What's on the Gaming Boards

Gearing up for 1998 Titles

What's up for some of Austin's gaming companies in 1998? Kayte VanScoy took an informal poll of titles you can watch for over the next few months. Wargames, fantasy, simulations... and as you will see, not all the action was on the screen...

--Margaret Moser

Charybdis Enterprises is all tanked up again this year following the spring release of the popular iM1A2 Abrams Main Battle Tank with this year's release of Panzer '44, a real-time 3-D war simulation played from behind the wheel of a butt-kicking Panzer tank. Using actual World War II footage, players can choose to command a single tank, a tank platoon, or an entire company. Wear the black or white hat in one of two settings: Russians vs. the Nazis in Operation Bagration or Nazis vs. the Americans in the Battle of the Bulge. Multi-player options available online. Ion Storm's Warren Spector says that his company's new game is the "biggest professional risk [he] has ever taken," and is keeping most of the details pretty hush-hush, but he was willing to toss some buzzwords our way. Using their licensed 3-D Unreal EngineTM, Ion Storm has created a futuristic but "believable" world complete with technology, clothing, locations, etc. extrapolated from the Nineties and an "idealistic young James Bond" character to run around inside it, overcoming obstacles. Spector admits it's a longshot, but is hoping that variety in scenery and the option to choose violent or non-violent strategies may attract women to the game. "You'll always be able to shoot people, if that's what you want to do. But it's not an action game," he says.



Panzer '44



  • Steve Jackson Games proves you don't have to boot up to kick back in a gaming wonderland. Eighteen years on the gaming scene with role-playing and trading card tabletop games have made SJG an industry leader even without the hardware. A new supplement to GURPS (Generic Universal Role Playing System) will be based on the Discworld fantasy book series by Terry Pratchett. And the new INWO (Illuminati New World Order) trading cards will feature themes from the Church of the Subgenius. Also out this spring, Nightmare Chess 2, playing cards to amp up the difficulty of regular chess.


  • Clan of the Cave Bea
    meets Frankenstein-goes-to-war is about the most concise description I can muster for Illusion Machine's spring release Dawn of War, which features warring bands of Cro-Magnons, Neanderthals, and a fantasy race of post-dinosaurian humanoids. Not only can each band learn and develop new technologies during play, but they can sire stronger, smarter offspring with the right combination of breeders. Darwin would have flipped to get his hands on this realtime 3-D evolutionary knock-down drag-out. Multi-player option available online.

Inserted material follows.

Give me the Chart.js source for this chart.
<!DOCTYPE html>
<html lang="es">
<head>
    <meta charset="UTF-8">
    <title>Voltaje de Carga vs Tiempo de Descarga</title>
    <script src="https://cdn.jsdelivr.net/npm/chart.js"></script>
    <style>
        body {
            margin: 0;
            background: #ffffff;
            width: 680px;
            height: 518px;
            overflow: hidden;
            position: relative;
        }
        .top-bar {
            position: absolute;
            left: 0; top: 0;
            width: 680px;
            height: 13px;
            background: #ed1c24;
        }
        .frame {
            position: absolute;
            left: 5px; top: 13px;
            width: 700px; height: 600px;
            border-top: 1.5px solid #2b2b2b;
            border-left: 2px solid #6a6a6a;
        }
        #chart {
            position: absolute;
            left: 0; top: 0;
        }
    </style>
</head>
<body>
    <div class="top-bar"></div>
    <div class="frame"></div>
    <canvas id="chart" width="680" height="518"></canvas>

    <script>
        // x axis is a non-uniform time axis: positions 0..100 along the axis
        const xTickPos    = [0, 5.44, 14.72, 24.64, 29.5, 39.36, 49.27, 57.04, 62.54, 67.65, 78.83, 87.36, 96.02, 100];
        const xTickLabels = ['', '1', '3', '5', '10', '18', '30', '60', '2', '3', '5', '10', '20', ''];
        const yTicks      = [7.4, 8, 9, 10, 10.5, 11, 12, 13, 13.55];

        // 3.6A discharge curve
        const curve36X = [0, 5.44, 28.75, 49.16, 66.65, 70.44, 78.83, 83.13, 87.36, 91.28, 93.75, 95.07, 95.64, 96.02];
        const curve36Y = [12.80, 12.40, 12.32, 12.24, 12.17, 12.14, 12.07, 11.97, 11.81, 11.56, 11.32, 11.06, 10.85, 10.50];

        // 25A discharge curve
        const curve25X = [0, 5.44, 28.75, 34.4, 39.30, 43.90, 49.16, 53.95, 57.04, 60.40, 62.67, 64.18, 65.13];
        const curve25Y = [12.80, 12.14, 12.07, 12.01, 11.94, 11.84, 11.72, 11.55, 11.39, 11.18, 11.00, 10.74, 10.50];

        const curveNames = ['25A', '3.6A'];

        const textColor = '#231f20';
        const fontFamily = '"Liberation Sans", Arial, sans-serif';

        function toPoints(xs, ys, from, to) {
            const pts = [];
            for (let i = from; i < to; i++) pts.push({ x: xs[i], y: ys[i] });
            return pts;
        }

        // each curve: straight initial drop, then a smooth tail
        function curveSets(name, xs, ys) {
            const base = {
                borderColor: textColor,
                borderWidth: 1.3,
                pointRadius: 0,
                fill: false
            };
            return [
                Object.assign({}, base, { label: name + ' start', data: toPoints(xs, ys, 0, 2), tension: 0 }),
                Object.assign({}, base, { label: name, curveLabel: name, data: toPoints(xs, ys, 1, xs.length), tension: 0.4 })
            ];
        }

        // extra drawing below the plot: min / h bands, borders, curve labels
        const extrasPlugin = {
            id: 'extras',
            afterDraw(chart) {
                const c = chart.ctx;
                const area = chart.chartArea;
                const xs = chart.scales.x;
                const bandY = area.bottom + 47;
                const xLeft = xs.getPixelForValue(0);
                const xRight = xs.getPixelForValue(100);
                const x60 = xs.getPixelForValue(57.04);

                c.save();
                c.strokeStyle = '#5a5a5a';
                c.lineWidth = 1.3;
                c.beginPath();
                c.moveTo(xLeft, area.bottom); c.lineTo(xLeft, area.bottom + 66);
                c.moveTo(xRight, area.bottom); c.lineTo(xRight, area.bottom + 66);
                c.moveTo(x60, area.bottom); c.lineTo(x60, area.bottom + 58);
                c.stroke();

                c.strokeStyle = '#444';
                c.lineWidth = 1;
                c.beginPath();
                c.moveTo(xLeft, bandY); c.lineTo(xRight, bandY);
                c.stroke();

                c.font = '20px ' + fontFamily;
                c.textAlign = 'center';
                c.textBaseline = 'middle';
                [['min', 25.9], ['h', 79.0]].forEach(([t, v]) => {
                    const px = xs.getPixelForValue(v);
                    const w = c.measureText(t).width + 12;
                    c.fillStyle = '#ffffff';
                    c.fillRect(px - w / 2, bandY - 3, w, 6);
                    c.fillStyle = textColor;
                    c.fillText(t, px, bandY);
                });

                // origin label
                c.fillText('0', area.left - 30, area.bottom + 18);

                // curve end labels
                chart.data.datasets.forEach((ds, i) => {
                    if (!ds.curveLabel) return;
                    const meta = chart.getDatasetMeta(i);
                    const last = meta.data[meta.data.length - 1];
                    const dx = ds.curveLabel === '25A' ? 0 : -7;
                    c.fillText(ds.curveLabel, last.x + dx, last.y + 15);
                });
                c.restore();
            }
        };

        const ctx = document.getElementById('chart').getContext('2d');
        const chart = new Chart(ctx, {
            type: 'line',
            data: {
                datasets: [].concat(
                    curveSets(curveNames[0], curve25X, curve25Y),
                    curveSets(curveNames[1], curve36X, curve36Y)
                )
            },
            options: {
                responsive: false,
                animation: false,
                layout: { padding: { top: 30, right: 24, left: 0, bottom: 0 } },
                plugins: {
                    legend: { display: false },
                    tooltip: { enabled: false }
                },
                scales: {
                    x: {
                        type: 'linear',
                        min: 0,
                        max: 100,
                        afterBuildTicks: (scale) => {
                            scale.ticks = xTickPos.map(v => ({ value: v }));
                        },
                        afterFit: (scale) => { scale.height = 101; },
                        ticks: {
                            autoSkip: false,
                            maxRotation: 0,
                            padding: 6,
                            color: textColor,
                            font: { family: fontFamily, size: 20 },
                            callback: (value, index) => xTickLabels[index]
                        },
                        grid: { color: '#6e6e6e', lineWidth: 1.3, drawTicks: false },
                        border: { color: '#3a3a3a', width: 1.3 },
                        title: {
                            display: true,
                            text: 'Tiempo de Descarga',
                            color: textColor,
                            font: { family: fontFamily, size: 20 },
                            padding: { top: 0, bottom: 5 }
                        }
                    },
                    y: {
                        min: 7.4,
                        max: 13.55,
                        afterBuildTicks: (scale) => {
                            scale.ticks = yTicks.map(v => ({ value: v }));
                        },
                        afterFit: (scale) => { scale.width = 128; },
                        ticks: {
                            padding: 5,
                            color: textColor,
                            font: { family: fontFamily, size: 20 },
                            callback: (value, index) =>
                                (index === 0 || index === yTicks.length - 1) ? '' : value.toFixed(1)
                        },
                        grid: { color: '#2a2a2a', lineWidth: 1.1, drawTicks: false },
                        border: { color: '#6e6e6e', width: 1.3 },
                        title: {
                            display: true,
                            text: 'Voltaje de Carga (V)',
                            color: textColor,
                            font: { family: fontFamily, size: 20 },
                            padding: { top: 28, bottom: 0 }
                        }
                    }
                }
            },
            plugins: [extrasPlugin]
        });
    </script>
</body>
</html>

  • Crack Dot Com's Dave Taylor says that his company's fall '98 title Golgotha is unique because the "good guys are on the side of the Judeo-Christian God." But don't pull out your Bibles just yet. Golgotha (named for the place where Christ was crucified) uses supertanks, missile launchers, and jets in what Taylor calls an "Indiana Jones-style" real-time 3-D warfare game. Offering a unique combination of first-person action with the strategic option of an overhead view, Taylor hopes that Golgotha will transcend purely blood-and-guts war games.

  • Multimedia developers Human Code has a lot going on, but is keeping fairly mum on their new version of Jump Start, the popular educational program with state-of-the-art 2-D animation for elementary age kids. (While they are being hush-hush about Jump Start, it's no secret that Human Code has just acquired the Monsterbit Media Corporate Internet Development Group, with plans to expand their technology immediately.)

  • Titanic Entertainment's NetStorm: Islands at War blew onto the scene in November and will be Titanic's only new title for 1998. In a cloud world called Nimbus (visually based on Seventies album art from the band Yes) players will command the high priest of a tribe with the magical powers of either wind, rain, or thunder. Conceptually drawn from the popular tabletop game Magic: The Gathering, NetStorm is still a top-down strategy/action game. The "net" part of NetStorm refers to the designer's careful attention to making the game user-friendly online as well as off.



  • NetStorm: Islands at War

    Industry giant Origin has three new titles awaiting 1998 release. Privateer 3 is the third in the space-combat series, Ultima: Ascension is the ninth generation for the sixteen-year-old game, and F-15 is a flight simulation from Origin's Baltimore development team. Ultima: Ascension requires a 3-D acceleration card to pump up the visuals for this granddaddy of the role-playing genre. Also recently released is an Ultima Collection, a compilation that includes versions one through eight for the cyber-nostalgic.

  • Acclaim's Iguana Entertainment is coming out with four titles in 1998, all for the Nintendo 64. Iggy's Wreckin' Balls is a vertical racing game aimed at kids, with four-player option available on a split screen. The sequel to Iguana's big hit Turoc is also on the way with more of the first-person 3-D shoot-'em-up that Turoc lovers have come to enjoy. And All-Star Baseball '99 and NFL Quarterback Club '99 will offer the same high-resolution, motion-captured animation that made the first versions unique.